Museum receives $172K towards its upcoming Emily Carr retrospective

click to enlarge Emily Carr’s 1912 work, War Canoes, will be featured in an upcoming retrospective at the Audain Art Museum alongside an earlier watercolour version of the same painting. Side by side, the paintings show Carr’s dramatic stylistic shift following her year-long trip to Paris. - Wikimedia Commons
  • Emily Carr’s 1912 work, War Canoes, will be featured in an upcoming retrospective at the Audain Art Museum alongside an earlier watercolour version of the same painting. Side by side, the paintings show Carr’s dramatic stylistic shift following her year-long trip to Paris. Wikimedia Commons

The Audain Art Museum will receive roughly $172,000 in grant funding that will go towards its largest and most ambitious exhibition yet.

Funded through Canadian Heritage's Museums Assistance Program, the Audain was one of 19 cultural institutions across the country to receive funding, totalling $905,752. The program is designed to support and preserve heritage collections.

In the case of the Audain, the money will cover around half of the cost of its upcoming special exhibition, Fresh Seeing-French Modernism and the West Coast, which launches in September.

Featuring between 50 and 75 works, as well as a complementary artbook and several satellite events, the exhibit will hone in on three crucial years in the development of iconic B.C. painter Emily Carr: 1910 to 1912.

"What those years represent is the year before Emily Carr went to France, the year that she was in France and the year upon her return," explains Curtis Collins, chief curator at the Audain. "Those three years are really critical in the sense that what we'll be able to see at the show is arguably the biggest shift in her artwork in her entire career.
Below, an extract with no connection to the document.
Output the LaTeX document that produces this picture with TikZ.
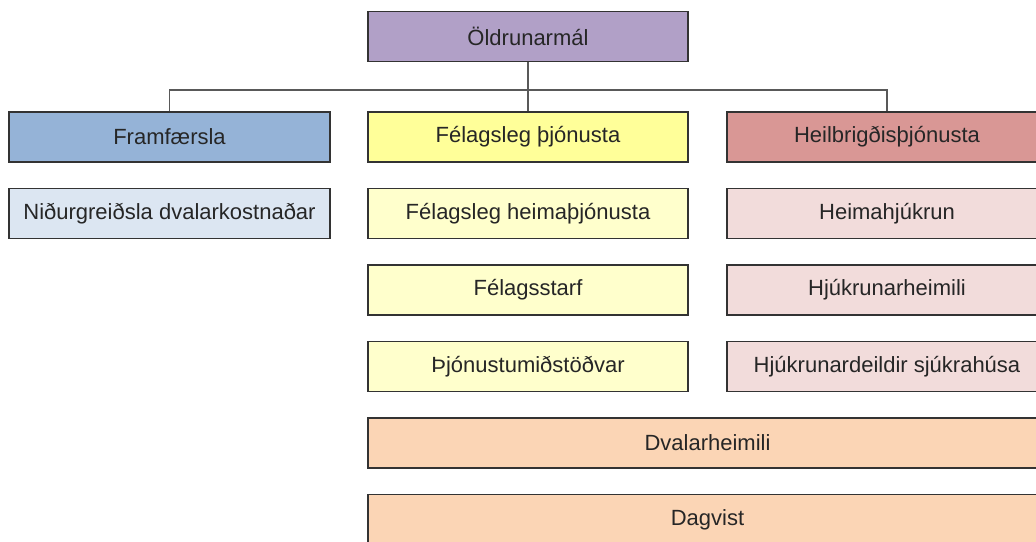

Her experience involved her becoming familiar with what one could consider the most avant-garde movements in Western painting."

Prior to her departure, which in 1910, was a weeks-long slog by boat, Carr was mostly working in the traditional, almost photo-realistic style of portraits and landscapes that was popular at the time. After her stint in Paris, Carr's worked took on a "much higher-cued palette," Collins says, replacing muted colours with bright greens, purples and oranges.

"What was happening in France with the Post-Impressionists was that they were consistently moving away from that aesthetic to a much bolder use of colour," he continues.

Carr implemented a looser brush stroke, focusing less on exact representation in favour of striking a harmony of colour, form, and shape.

"Really, it's the start of acknowledging that any image you see within the context of painting is purely pigment on canvas," Collins says. "It's divorcing itself from that Renaissance concept that you're looking through a window. The surface of paintings becomes much flatter, because there is less emphasis on creating an illusion of depth."

Upon her return to B.C., both critics and art collectors alike universally panned Carr's dramatic stylistic shift, leading her to give up painting for more than a decade. Calling her "by far the most radical artist in Canada" at the time, Collins says the fact it was a female artist leading the charge made it that much more significant.

"It's just a measure of the risk that this artist took, because she firmly believed that what was happening in Europe in terms of the most cutting-edge shifts in painting were something she needed to embrace," he says. "She did so at a really high cost, and that cost, at least in the short term, was her career as a painter."

Fresh Seeing will also include an important historical component. The exhibition's guest co-curator, Dr. Kathryn Bridge, retraced the painter's journey through France last fall, an effort to correct some of Carr's mislabelled landscape pieces from that era.

"There's some really new information as a result of this show, but it also gives some academic teeth, if you will, to this critical period of her career," Collins notes.

Now with more than a year under his belt as chief curator, Collins says the Audain is becoming "more enmeshed" in the local arts community, while not forgetting its important regional clientele.

"It's a time when we're striking a really good balance between Whistler and Vancouver as our powerbases, and coming soon will be some pop-up museum shows in Vancouver that the Audain Art Museum will be hosting," Collins says.